-- PROVIDED INFORMATION --
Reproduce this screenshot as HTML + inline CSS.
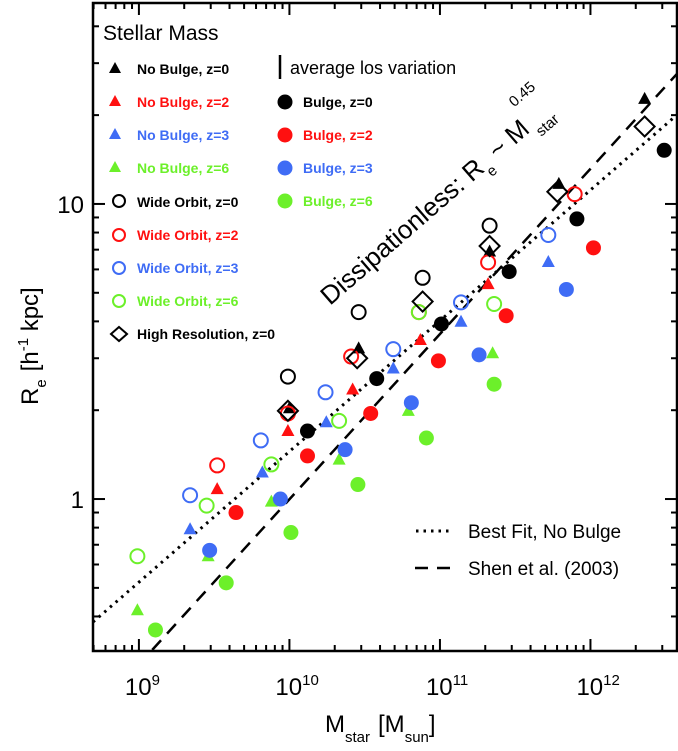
<!DOCTYPE html>
<html><head><meta charset="utf-8"><style>
html,body{margin:0;padding:0;background:#fff;}
svg{display:block;font-family:"Liberation Sans",Arial,sans-serif;}
</style></head><body>
<svg id="chart" width="678" height="751" viewBox="0 0 678 751" xmlns="http://www.w3.org/2000/svg">
<g id="plot"></g>
</svg>
<script>
// ---- data (log10 M_star, R_e) ----
const nbz0M=[10.0,10.46,11.33,11.79,12.36];
const nbz0R=[2.03,3.24,6.9,11.7,22.7];
const nbz2M=[9.52,9.99,10.42,10.87,11.32];
const nbz2R=[1.08,1.70,2.35,3.46,5.35];
const nbz3M=[9.34,9.82,10.245,10.69,11.14,11.72];
const nbz3R=[0.79,1.23,1.82,2.77,3.99,6.36];
const nbz6M=[8.99,9.46,9.88,10.33,10.79,11.35];
const nbz6R=[0.42,0.64,0.98,1.36,1.99,3.12];
const bz0M=[10.12,10.58,11.01,11.46,11.91,12.49];
const bz0R=[1.70,2.56,3.92,5.9,8.9,15.2];
const bz2M=[9.645,10.12,10.54,10.99,11.44,12.02];
const bz2R=[0.90,1.40,1.95,2.94,4.18,7.1];
const bz3M=[9.47,9.94,10.37,10.81,11.26,11.84];
const bz3R=[0.67,1.00,1.47,2.12,3.08,5.13];
const bz6M=[9.11,9.58,10.01,10.455,10.91,11.36];
const bz6R=[0.36,0.52,0.77,1.12,1.61,2.45];
const woz0M=[9.99,10.46,10.885,11.33];
const woz0R=[2.60,4.30,5.62,8.44];
const woz2M=[9.52,9.99,10.41,10.86,11.32,11.895];
const woz2R=[1.30,1.95,3.04,4.30,6.34,10.8];
const woz3M=[9.34,9.81,10.24,10.69,11.14,11.72];
const woz3R=[1.03,1.58,2.30,3.22,4.64,7.85];
const woz6M=[8.99,9.45,9.88,10.33,10.86,11.36];
const woz6R=[0.64,0.95,1.31,1.84,4.3,4.58];
const hrM=[9.99,10.45,10.885,11.33,11.78,12.36];
const hrR=[1.99,3.0,4.67,7.2,11.0,18.3];
const xTicks=[9,10,11,12];
const yTicks=[1,10];
const fitDotted=[8.688,-0.42,0.443];   // logM0, logR0, slope
const fitShen=[9.098,-0.506,0.56];

const NS="http://www.w3.org/2000/svg";
const L=93,R=677,T=3,B=651;
const xMin=8.695,xMax=12.575,yMin=-0.515,yMax=1.681;
function xs(lm){return L+(lm-xMin)/(xMax-xMin)*(R-L);}
function ys(r){return B-(Math.log10(r)-yMin)/(yMax-yMin)*(B-T);}
function ysl(lr){return B-(lr-yMin)/(yMax-yMin)*(B-T);}
const plot=document.getElementById('plot');
function mk(tag,attrs,parent){const e=document.createElementNS(NS,tag);for(const k in attrs)e.setAttribute(k,attrs[k]);(parent||plot).appendChild(e);return e;}

const RED="#ff1010",BLUE="#3f6cf5",GREEN="#6cf02a",BLK="#000";
function marker(type,color,x,y,parent){
  let e;
  if(type==='tri'){e=mk('polygon',{points:`${x},${y-7} ${x-6.5},${y+5} ${x+6.5},${y+5}`,fill:color},parent);}
  else if(type==='fill'){e=mk('circle',{cx:x,cy:y,r:7.5,fill:color},parent);}
  else if(type==='open'){e=mk('circle',{cx:x,cy:y,r:7,fill:'none',stroke:color,'stroke-width':2},parent);}
  else {e=mk('polygon',{points:`${x},${y-10} ${x+10},${y} ${x},${y+10} ${x-10},${y}`,fill:'none',stroke:color,'stroke-width':2},parent);}
  return e;
}

const defs=mk('defs',{});
const cp=mk('clipPath',{id:'clip'},defs);
mk('rect',{x:L,y:T,width:R-L,height:B-T},cp);

const lines=mk('g',{'clip-path':'url(#clip)'});


function fitLine(f,dash,name){
  const a=xMin,b=xMax;
  const l=mk('line',{x1:xs(a),y1:ysl(f[1]+f[2]*(a-f[0])),x2:xs(b),y2:ysl(f[1]+f[2]*(b-f[0])),stroke:'#000','stroke-width':dash[0]<4?3:2.5,'stroke-dasharray':dash.join(' '),'stroke-linecap':'butt'},lines);
  
  
}
fitLine(fitDotted,[2.5,5],'best-fit-line');
fitLine(fitShen,[13,9],'shen-2003-line');

const series=[
 ['no-bulge-z0','tri',BLK,nbz0M,nbz0R],['no-bulge-z2','tri',RED,nbz2M,nbz2R],
 ['no-bulge-z3','tri',BLUE,nbz3M,nbz3R],['no-bulge-z6','tri',GREEN,nbz6M,nbz6R],
 ['bulge-z0','fill',BLK,bz0M,bz0R],['bulge-z2','fill',RED,bz2M,bz2R],
 ['bulge-z3','fill',BLUE,bz3M,bz3R],['bulge-z6','fill',GREEN,bz6M,bz6R],
 ['wide-orbit-z0','open',BLK,woz0M,woz0R],['wide-orbit-z2','open',RED,woz2M,woz2R],
 ['wide-orbit-z3','open',BLUE,woz3M,woz3R],['wide-orbit-z6','open',GREEN,woz6M,woz6R],
 ['high-res-z0','dia',BLK,hrM,hrR]
];
series.forEach(s=>{
  const g=mk('g',{'clip-path':'url(#clip)'});
  
  
  s[3].forEach((m,i)=>{
    const p=marker(s[1],s[2],xs(m),ys(s[4][i]),g);
    
    
  });
});

const fr=mk('rect',{x:L,y:T,width:R-L,height:B-T,fill:'none',stroke:'#000','stroke-width':2.5});



const tg=mk('g',{stroke:'#000','stroke-width':2});


for(let d=8;d<=12;d++){for(let k=1;k<=9;k++){
  const v=d+Math.log10(k); if(v<xMin||v>xMax)continue;
  const len=k===1?12:6,x=xs(v);
  mk('line',{x1:x,y1:B,x2:x,y2:B-len},tg);mk('line',{x1:x,y1:T,x2:x,y2:T+len},tg);
}}
for(let d=-1;d<=1;d++){for(let k=1;k<=9;k++){
  const v=d+Math.log10(k); if(v<yMin||v>yMax)continue;
  const len=k===1?12:6,y=ysl(v);
  mk('line',{x1:L,y1:y,x2:L+len,y2:y},tg);mk('line',{x1:R,y1:y,x2:R-len,y2:y},tg);
}}
xTicks.forEach(t=>{
  const tx=mk('text',{x:xs(t)-14,y:695,'font-size':24});
  
  
  tx.innerHTML=`10<tspan dy="-10" font-size="15">${t}</tspan>`;
});
yTicks.forEach(t=>{
  const tx=mk('text',{x:84,y:ys(t)+9,'font-size':24,'text-anchor':'end'});
  
  
  tx.textContent=t;
});
</script>
<svg style="position:absolute;left:0;top:0" width="678" height="751" xmlns="http://www.w3.org/2000/svg" font-family="Liberation Sans, Arial, sans-serif">
<g>
<text x="325" y="732" font-size="24">M<tspan dy="10" font-size="15">star</tspan><tspan dy="-10" dx="8">[M</tspan><tspan dy="10" font-size="15">sun</tspan><tspan dy="-10">]</tspan></text>
</g>
<g transform="translate(38,405) rotate(-90)">
<text x="0" y="0" font-size="24">R<tspan dy="8" font-size="15">e</tspan><tspan dy="-8" dx="8">[h</tspan><tspan dy="-10" font-size="15">-1</tspan><tspan dy="10"> kpc]</tspan></text>
</g>
<g font-weight="bold">
<text x="103" y="40" font-size="21" font-weight="normal">Stellar Mass</text>
<g font-size="14">
<polygon points="115,62 109,73 121,73" fill="#000"/><text x="137" y="74" fill="#000">No Bulge, z=0</text>
<polygon points="115,95 109,106 121,106" fill="#ff1010"/><text x="137" y="107" fill="#ff1010">No Bulge, z=2</text>
<polygon points="115,128 109,139 121,139" fill="#3f6cf5"/><text x="137" y="140" fill="#3f6cf5">No Bulge, z=3</text>
<polygon points="115,161 109,172 121,172" fill="#6cf02a"/><text x="137" y="173" fill="#6cf02a">No Bulge, z=6</text>
<circle cx="119" cy="201" r="6" fill="none" stroke="#000" stroke-width="2"/><text x="137" y="207" fill="#000">Wide Orbit, z=0</text>
<circle cx="119" cy="235" r="6" fill="none" stroke="#ff1010" stroke-width="2"/><text x="137" y="240" fill="#ff1010">Wide Orbit, z=2</text>
<circle cx="119" cy="268" r="6" fill="none" stroke="#3f6cf5" stroke-width="2"/><text x="137" y="273" fill="#3f6cf5">Wide Orbit, z=3</text>
<circle cx="119" cy="301" r="6" fill="none" stroke="#6cf02a" stroke-width="2"/><text x="137" y="306" fill="#6cf02a">Wide Orbit, z=6</text>
<polygon points="119,327 127,334 119,341 111,334" fill="none" stroke="#000" stroke-width="2"/><text x="137" y="339" fill="#000">High Resolution, z=0</text>
<circle cx="285" cy="102" r="7.5" fill="#000"/><text x="303" y="107" fill="#000">Bulge, z=0</text>
<circle cx="285" cy="135" r="7.5" fill="#ff1010"/><text x="303" y="140" fill="#ff1010">Bulge, z=2</text>
<circle cx="285" cy="168" r="7.5" fill="#3f6cf5"/><text x="303" y="173" fill="#3f6cf5">Bulge, z=3</text>
<circle cx="285" cy="201" r="7.5" fill="#6cf02a"/><text x="303" y="206" fill="#6cf02a">Bulge, z=6</text>
</g>
<line x1="280" y1="55" x2="280" y2="79" stroke="#000" stroke-width="2.5"/>
<text x="290" y="74" font-size="18" font-weight="normal">average los variation</text>
</g>
<g transform="translate(330,306) rotate(-41)">
<text x="0" y="0" font-size="26">Dissipationless: R<tspan dy="9" font-size="15">e</tspan><tspan dy="-9"> ~ M</tspan><tspan dx="4" dy="11" font-size="15">star</tspan><tspan dx="-26" dy="-40" font-size="15">0.45</tspan></text>
</g>
<g>
<line x1="416" y1="531" x2="450" y2="531" stroke="#000" stroke-width="3" stroke-dasharray="2.5 5"/>
<text x="468" y="538" font-size="19">Best Fit, No Bulge</text>
<line x1="415" y1="568" x2="450" y2="568" stroke="#000" stroke-width="2.5" stroke-dasharray="13 9"/>
<text x="468" y="575" font-size="19">Shen et al. (2003)</text>
</g>
</svg>
</body></html>
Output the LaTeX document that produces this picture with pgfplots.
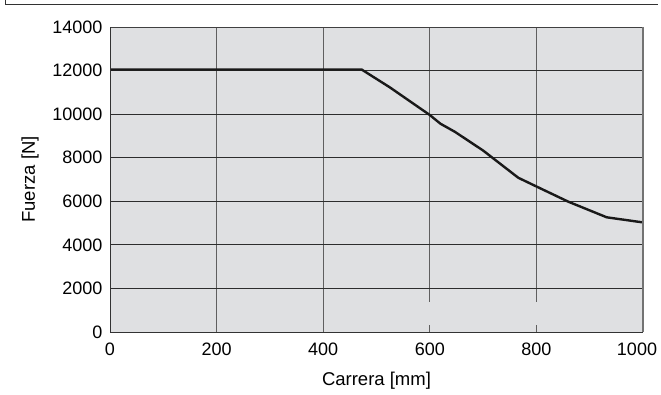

-- PROBLEM TO WORK ON --
Copy out the lines that hold "this".

-- EXERCISE SOLUTION --
Reproduce this screenshot as HTML + inline CSS.
Output the LaTeX document that produces this picture with pgfplots.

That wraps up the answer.